* [AIM] Extract only the first line of the listing and every line after it up to and including the one with "(8,680) -- (1146,680);". Omit the pictures.
__________________________________________________
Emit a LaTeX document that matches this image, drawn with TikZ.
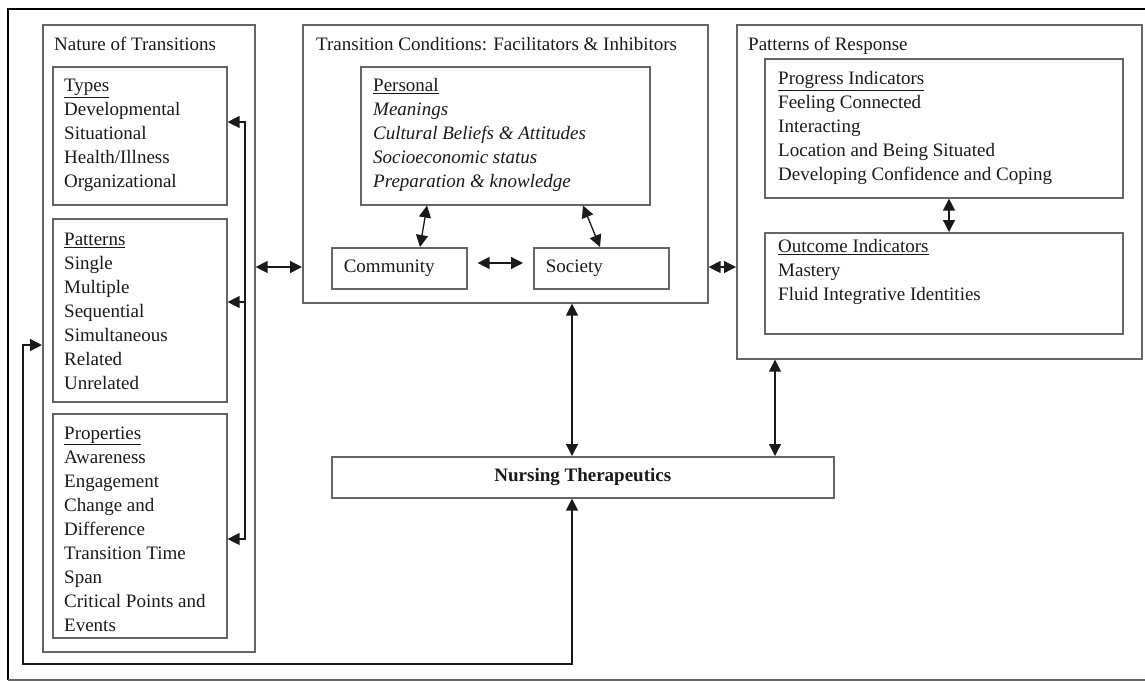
\documentclass[tikz,border=0pt]{standalone}
\usepackage{fontspec}
\setmainfont{Liberation Serif}
\usetikzlibrary{arrows.meta,calc}
\definecolor{boxgray}{HTML}{666666}
\definecolor{ink}{HTML}{1A1A1A}
\begin{document}
\begin{tikzpicture}[x=1pt,y=-1pt,
  box/.style={draw=boxgray,line width=1.6pt,rectangle,inner sep=0pt,anchor=north west},
  txt/.style={inner sep=0pt,anchor=north west,align=left,text=ink,font=\fontsize{19}{24}\selectfont},
  single/.style={box,inner xsep=12pt,align=left,text=ink,font=\fontsize{19}{24}\selectfont},
  conn/.style={draw=ink,line width=1.3pt},
  arr/.style={conn,-{Triangle[length=12pt,width=12pt]}},
  darr/.style={conn,{Triangle[length=12pt,width=12pt]}-{Triangle[length=12pt,width=12pt]}}]
\useasboundingbox (0,0) rectangle (1145,681);
% outer frame
\draw[black,line width=2.6pt] (8,680) -- (8,9) -- (1146,9);
\draw[boxgray,line width=1.6pt] (8,680) -- (1146,680);

% Nature of Transitions
\node[box,minimum width=212pt,minimum height=627pt] (nature) at (42,24) {};
\node[txt] (natureT) at (54,33.2) {\strut Nature of Transitions};
\node[box,minimum width=174pt,minimum height=138pt] (types) at (52,66) {};
\node[txt] (typesT) at (64,74.2) {\strut\underline{Types}\\Developmental\\Situational\\Health/Illness\\Organizational};
\node[box,minimum width=174pt,minimum height=183pt] (patterns) at (52,218) {};
\node[txt] (patternsT) at (64,228.2) {\strut\underline{Patterns}\\Single\\Multiple\\Sequential\\Simultaneous\\Related\\Unrelated};
\node[box,minimum width=174pt,minimum height=224pt] (props) at (52,413) {};
\node[txt] (propsT) at (64,422.2) {\strut\underline{Properties}\\Awareness\\Engagement\\Change and\\Difference\\Transition Time\\Span\\Critical Points and\\Events};

% Transition Conditions
\node[box,minimum width=405pt,minimum height=278pt] (cond) at (302,24) {};
\node[txt] (condT) at (316,33.2) {\strut Transition Conditions: Facilitators \& Inhibitors};
\node[box,minimum width=289pt,minimum height=138pt] (personal) at (360,66) {};
\node[txt] (personalT) at (373,74.2) {\strut\underline{Personal}\\\textit{Meanings}\\\textit{Cultural Beliefs \& Attitudes}\\\textit{Socioeconomic status}\\\textit{Preparation \& knowledge}};
\node[single,minimum width=135pt,minimum height=41pt,text width=111pt] (community) at (331,247) {Community};
\node[single,minimum width=135pt,minimum height=41pt,text width=111pt] (society) at (533,247) {Society};

% Patterns of Response
\node[box,minimum width=405pt,minimum height=334pt] (response) at (736,24) {};
\node[txt] (responseT) at (748,33.2) {\strut Patterns of Response};
\node[box,minimum width=358pt,minimum height=139pt] (progress) at (764,58) {};
\node[txt] (progressT) at (778,67.2) {\strut\underline{Progress Indicators}\\Feeling Connected\\Interacting\\Location and Being Situated\\Developing Confidence and Coping};
\node[box,minimum width=358pt,minimum height=101pt] (outcome) at (764,232) {};
\node[txt] (outcomeT) at (778,235.2) {\strut\underline{Outcome Indicators}\\Mastery\\Fluid Integrative Identities};

% Nursing Therapeutics
\node[box,minimum width=502pt,minimum height=41pt,text=ink,font=\fontsize{19}{24}\selectfont\bfseries] (nursing) at (331,456) {Nursing Therapeutics};

% bus on the right of the Nature boxes
\coordinate (b1) at (245,122);
\coordinate (b2) at (245,302);
\coordinate (b3) at (245,539);
\draw[darr] (types.east |- b1) -- (b1) -- (b3) -- (props.east |- b3);
\draw[arr] (b2) -- (patterns.east |- b2);

% horizontal links between the three columns
\coordinate (mid) at (0,267);
\draw[darr] (nature.east |- mid) -- (cond.west |- mid);
\draw[darr] (cond.east |- mid) -- (response.west |- mid);
\coordinate (cs) at (0,263);
\draw[darr,shorten <=10pt,shorten >=10pt] (community.east |- cs) -- (society.west |- cs);

% personal links
\draw[darr] (personal.south -| 427,0) -- (community.north -| 420,0);
\draw[darr] (personal.south -| 583,0) -- (society.north -| 600,0);

% progress - outcome
\coordinate (po) at (949,0);
\draw[darr] (progress.south -| po) -- (outcome.north -| po);

% links to nursing therapeutics
\coordinate (cn) at (572,0);
\coordinate (rn) at (775,0);
\draw[darr] (cond.south -| cn) -- (nursing.north -| cn);
\draw[darr] (response.south -| rn) -- (nursing.north -| rn);

% feedback loop
\coordinate (f1) at (572,664);
\coordinate (f2) at (23,664);
\coordinate (f3) at (23,345);
\draw[darr] (nursing.south -| f1) -- (f1) -- (f2) -- (f3) -- (nature.west |- f3);
\end{tikzpicture}
\end{document}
__________________________________________________
* [TASK ANSWER]
Emit a LaTeX document that matches this image, drawn with TikZ.
\documentclass[tikz,border=0pt]{standalone}
\usepackage{fontspec}
\setmainfont{Liberation Serif}
\usetikzlibrary{arrows.meta,calc}
\definecolor{boxgray}{HTML}{666666}
\definecolor{ink}{HTML}{1A1A1A}
\begin{document}
\begin{tikzpicture}[x=1pt,y=-1pt,
  box/.style={draw=boxgray,line width=1.6pt,rectangle,inner sep=0pt,anchor=north west},
  txt/.style={inner sep=0pt,anchor=north west,align=left,text=ink,font=\fontsize{19}{24}\selectfont},
  single/.style={box,inner xsep=12pt,align=left,text=ink,font=\fontsize{19}{24}\selectfont},
  conn/.style={draw=ink,line width=1.3pt},
  arr/.style={conn,-{Triangle[length=12pt,width=12pt]}},
  darr/.style={conn,{Triangle[length=12pt,width=12pt]}-{Triangle[length=12pt,width=12pt]}}]
\useasboundingbox (0,0) rectangle (1145,681);
% outer frame
\draw[black,line width=2.6pt] (8,680) -- (8,9) -- (1146,9);
\draw[boxgray,line width=1.6pt] (8,680) -- (1146,680);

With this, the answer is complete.